Being so similar to Ocarina of Time, it will always find itself being compared to it, when in fact the two are very different games. The first offers a large-scale adventure that harkens back to the Zelda games of yore, while the latter provides a closer, more intimate take on a tried and true formula. It’s much more introspective than what is typically expected from the series, which has you saving the world because that’s what you’re told to do. Majora’s Mask creates a scenario in which you, the player, feel compelled to save the citizens of Termina because of the bonds developed throughout the course of the game. This aspect is where the game shines the brightest: by providing the motivation for the player to help Link bring about a morning worth waking up to.

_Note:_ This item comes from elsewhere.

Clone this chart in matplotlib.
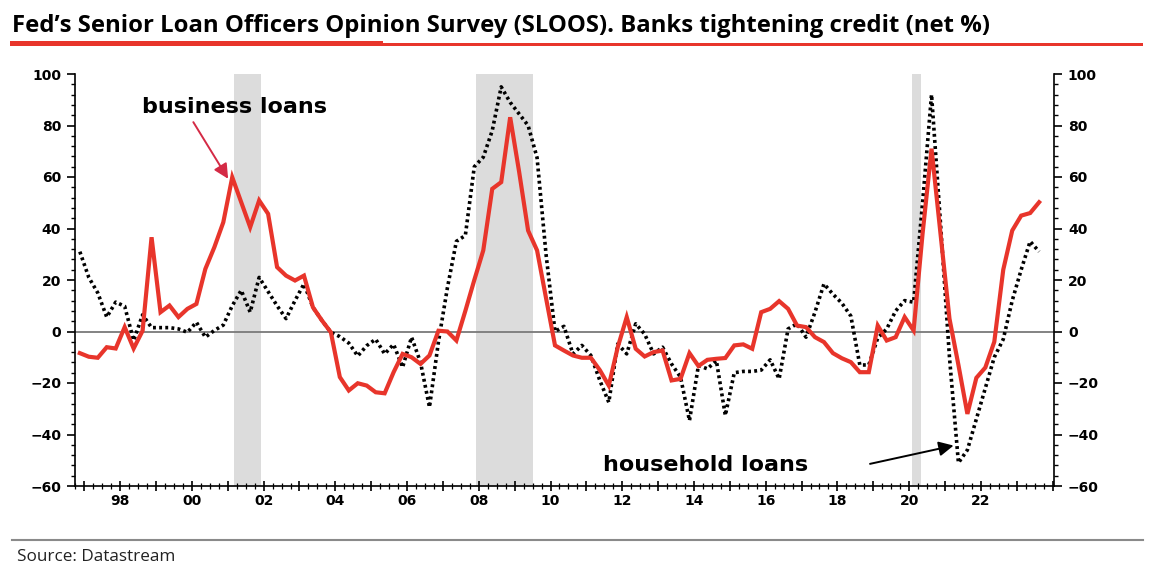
import numpy as np
import pandas as pd
import matplotlib
matplotlib.use("Agg")
import matplotlib.pyplot as plt
from matplotlib.patches import Rectangle
from matplotlib.lines import Line2D
from matplotlib.ticker import MultipleLocator, FixedLocator, FixedFormatter

# quarterly survey, 1996Q4 .. 2023Q3
quarters = pd.period_range("1996Q4", "2023Q3", freq="Q")

# net % of banks tightening standards, business (C&I) loans
business = [
    -8.4, -9.8, -10.2, -6.1, -6.6, 1.7, -6.6, 0.3, 36.6, 7.5,
    10.1, 5.6, 8.8, 10.7, 24.3, 32.7, 42.4, 59.9, 50.2, 40.5,
    50.9, 45.7, 25.0, 21.7, 19.8, 21.7, 9.4, 4.3, -0.3, -17.7,
    -22.9, -20.1, -21.0, -23.6, -24.0, -15.8, -8.7, -10.0, -12.6, -9.3,
    0.3, 0.0, -3.5, 8.0, 20.0, 31.5, 55.4, 58.0, 83.2, 62.0,
    39.2, 31.5, 13.0, -5.4, -7.4, -9.3, -10.2, -10.2, -15.0, -21.0,
    -6.1, 5.6, -6.7, -9.7, -8.0, -7.4, -19.0, -18.4, -8.4, -13.4,
    -11.0, -10.6, -10.3, -5.4, -5.0, -6.7, 7.5, 8.8, 11.8, 8.8,
    2.3, 1.7, -2.2, -4.1, -8.4, -10.4, -11.9, -15.8, -15.8, 2.3,
    -3.5, -2.2, 5.6, 0.4, 38.0, 71.0, 38.0, 5.0, -13.0, -32.0,
    -18.0, -14.0, -4.0, 24.0, 39.2, 45.0, 46.0, 50.2,
]

# household loans
household = [
    31.0, 21.0, 15.0, 5.6, 11.4, 9.8, -3.5, 6.5, 1.5, 1.5,
    1.5, 1.0, -0.3, 3.6, -2.2, 0.4, 2.5, 10.0, 16.0, 7.5,
    21.0, 15.5, 10.0, 5.0, 12.0, 18.5, 9.4, 4.3, -0.3, -2.0,
    -4.5, -9.5, -5.5, -3.0, -8.7, -5.0, -13.9, -2.2, -12.0, -29.4,
    -4.0, 17.0, 35.0, 37.3, 64.0, 67.7, 78.0, 95.0, 89.0, 84.5,
    80.0, 67.5, 30.0, 0.0, 2.0, -8.7, -5.4, -9.3, -19.0, -27.5,
    -4.8, -8.7, 3.0, -1.0, -8.7, -6.1, -12.6, -17.7, -34.6, -13.2,
    -14.5, -11.3, -32.6, -16.0, -15.5, -15.5, -15.0, -11.0, -18.4, 1.0,
    3.0, -2.2, 7.5, 18.5, 14.5, 11.0, 6.0, -13.0, -13.0, -2.5,
    1.0, 8.0, 12.0, 11.4, 50.0, 92.0, 42.0, -10.0, -51.0, -46.0,
    -34.0, -22.0, -10.0, -3.0, 12.0, 24.0, 35.0, 31.0,
]

# US recessions (fractional years)
rec_start = [2001.17, 2007.92, 2020.08]
rec_end = [2001.92, 2009.50, 2020.33]

year_ticks = list(range(1997, 2025))
year_labels = ["%02d" % (y % 100) if y % 2 == 0 and y < 2024 else "" for y in year_ticks]

RED = "#e8352b"
W, H = 1164, 580

# mid-quarter positions in fractional years
t = np.array(quarters.year + (quarters.quarter - 1) * 0.25 + 0.125, dtype=float)

fig = plt.figure(figsize=(W / 100, H / 100), dpi=100)
fig.patch.set_facecolor("white")

ax = fig.add_axes([75 / W, 1 - 486 / H, (1054 - 75) / W, (486 - 74) / H])

for a, b in zip(rec_start, rec_end):
    ax.axvspan(a, b, color="#dcdcdc", lw=0, zorder=0)

ax.axhline(0, color="#7a7a7a", lw=1.3, zorder=1)
ax.plot(t, household, color="black", lw=2.6, ls=(0, (0.8, 0.9)), zorder=2)
ax.plot(t, business, color=RED, lw=3.0, zorder=3, solid_joinstyle="miter")

ax.set_xlim(1996.74, 2024.04)
ax.set_ylim(-60, 100)

ax.spines["top"].set_visible(False)
for s in ["left", "right", "bottom"]:
    ax.spines[s].set_linewidth(1.2)

ax.yaxis.set_major_locator(MultipleLocator(20))
ax.yaxis.set_minor_locator(MultipleLocator(4))
ax.xaxis.set_major_locator(FixedLocator(year_ticks))
ax.xaxis.set_major_formatter(FixedFormatter(year_labels))
ax.xaxis.set_minor_locator(MultipleLocator(0.25))

ax.tick_params(axis="y", which="both", direction="out", left=True, right=True,
               labelleft=True, labelright=True)
ax.tick_params(axis="y", which="major", length=6, width=1.2, pad=4)
ax.tick_params(axis="y", which="minor", length=3, width=1.0)
ax.tick_params(axis="x", which="major", direction="inout", length=7, width=1.2, pad=2)
ax.tick_params(axis="x", which="minor", direction="inout", length=4, width=0.9)
for lab in ax.get_xticklabels() + ax.get_yticklabels():
    lab.set_fontweight("bold")
    lab.set_fontsize(10)
for tk in ax.yaxis.get_major_ticks():
    tk.label2.set_fontweight("bold")
    tk.label2.set_fontsize(10)

# annotations
ax.text(1998.6, 87.1, "business loans", fontsize=16, fontweight="bold",
        family="DejaVu Sans", va="center", ha="left")
ax.annotate("", xy=(2001.01, 59.3), xytext=(2000.04, 81.3),
            arrowprops=dict(arrowstyle="-|>", color="#d42a45", lw=1.4,
                            mutation_scale=22, shrinkA=0, shrinkB=0))
ax.text(2011.46, -52.0, "household loans", fontsize=16, fontweight="bold",
        family="DejaVu Sans", va="center", ha="left")
ax.annotate("", xy=(2021.24, -44.3), xytext=(2018.91, -51.4),
            arrowprops=dict(arrowstyle="-|>", color="black", lw=1.4,
                            mutation_scale=22, shrinkA=0, shrinkB=0))

# title and rules
fig.text(12 / W, 1 - 32 / H,
         "Fed\u2019s Senior Loan Officers Opinion Survey (SLOOS). Banks tightening credit (net %)",
         fontsize=17.2, fontweight="bold", family="Open Sans", va="baseline", ha="left")
fig.add_artist(Rectangle((10 / W, 1 - 45.5 / H), (383 - 10) / W, 4.5 / H,
                         transform=fig.transFigure, color=RED, lw=0))
fig.add_artist(Rectangle((383 / W, 1 - 45.5 / H), (1143 - 383) / W, 2.2 / H,
                         transform=fig.transFigure, color=RED, lw=0))

fig.add_artist(Line2D([12 / W, 1143 / W], [1 - 540 / H, 1 - 540 / H],
                      transform=fig.transFigure, color="#8a8a8a", lw=1.5))
fig.text(17 / W, 1 - 557 / H, "Source: Datastream", fontsize=12.3,
         family="Open Sans", va="center", ha="left", color="#222222")

fig.savefig("out.png", dpi=100, facecolor="white")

  • Only four main dungeons can feel like a rip-off compared to most Zelda games.
  • The time traveling mechanic requires some getting used to, but is implemented quite well otherwise.
  • The diversion from the precedent set by Ocarina of Time can be a bit disappointing, but the risk was admirable nonetheless.


  • The doomsday aspect, along with the getting to know the townspeople, offers a dark, yet more personal Zelda experience.
  • Highly underrated soundtrack with some appropriately evocative melodies.
  • Addition of over twenty unique masks and three beast transformations makes for a refreshingly new Zelda adventure.